How Film Noir's Immorality Saved America


(In a Lonely Place, Dir. Nicholas Ray, 1950)  

There’s a famous anecdote about the classic film noir ‘The Big Sleep’. In the film, a chauffeur is killed without any real reason. No one knows why this chauffeur had to be eliminated; not the director, Howard Hawks, not the writers, not the actors and not even the original author of the novel, Raymond Chandler. Realising this made me wonder why I’d never questioned it before, I’ve seen the film multiple times and yet had never had any reason to question this man’s death, and I think the answer is pretty simple: I never cared. Not as in I didn’t care about the film, I love the film, but the film never wanted me to care about that man’s death because it wasn’t important.


Film noir is built on violence. Meaningless, painless, glamorous violence. It’s odd, then, to say that this genre is a cornerstone of the American psyche. That film noir is a representation of one of the most formative periods in modern America: the World Wars. The harsh brutality of war isn’t seen in film noir of course, but the fervent nihilism of the soldiers who had been through hell is the underlying theme in every film noir. A film such as Billy Wilder’s ‘Double Indemnity’ is the height of chic cruelty, with the protagonist, Fred Macmurray, being lured into a hypersexual murder plot by the femme fatale, Barbara Stanwyck. Although eventually things turn sour for the couple it is difficult to deny the level at which the lovers’ mission is revelled in by Wilder. He went as far as to remove the original ending involving Macmurray’s character being gassed for his crimes; the normal punishment for a crime of such severity. He didn’t want the viewer to feel criticised for enjoying the couple’s murderous escapades, it wouldn’t be right. This was during the second World War after all. Now wasn’t the time to criticise someone for killing, now was the time to utilise America’s cold heart 


This was a painful time for America. They had been through multiple wars and were now being given the chance to see their own broken selves being reflected on the screen through these painfully apathetic antiheroes. America had seen its friends and family die and had seen even more fall at their own hands; they were numb. The moment Sam Spade first arrived on cinema screens rolling a cigarette and looking underwhelmed and yet totally engaged, the way only Bogart ever could, was the moment the American public felt as though their nihilism was justified in the face of all that was happening around them. They hadn’t even joined WWII by this point.

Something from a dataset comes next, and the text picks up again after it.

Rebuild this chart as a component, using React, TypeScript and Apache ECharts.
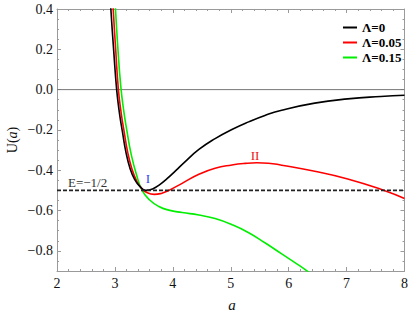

The confusion and guilt felt after the war continued to grow in the same way that film noir did in popularity. It turns out that misery not only loves company, but also loves being told misery is right. Spade was everything that the American people were, entirely disenfranchised and fighting for what was right, even if he wasn’t always doing the right thing to get there. 


Time passed and the war was seeming further and further in the past, allowing for films such as Charles Laughton’s dark and borderline horror film noir ‘The Night of the Hunter’. This was a turning point, a precursor to the dark and sometimes dangerously nihilistic neo-noir that would be spearheaded by films like Arthur Penn’s ‘Bonnie and Clyde’ or Polanski’s masterpiece ‘Chinatown’. ‘Night of the Hunter’ was a representation of how far America had come in around ten years since the war. Its disturbing, predatory Harry Powell was a money hungry, possibly child murdering antagonist for the ages and the film’s unrelenting tone was the sign that America’s dark soul still permeated into the media it created, but with the advent of the western it was clear that America wasn’t willing to air out its dirty laundry anymore. The film noir was dying, forgotten despite all the good it did, but it would only be a few years later that it would metamorphose into neo noir as America dealt with Vietnam. The anti heroes got darker and the violence got more bloody. America was airing out its laundry again. 


French film critic Nino Frank once said about ‘The Maltese Falcon’: “It reveals a third dimension, in which the magnitude of a man’s moral decrepitude is mirrored darkly on the surface of the cinema”, I think this is why film noir has such an enduring legacy, because it reveals the pain and anguish under the surface of America.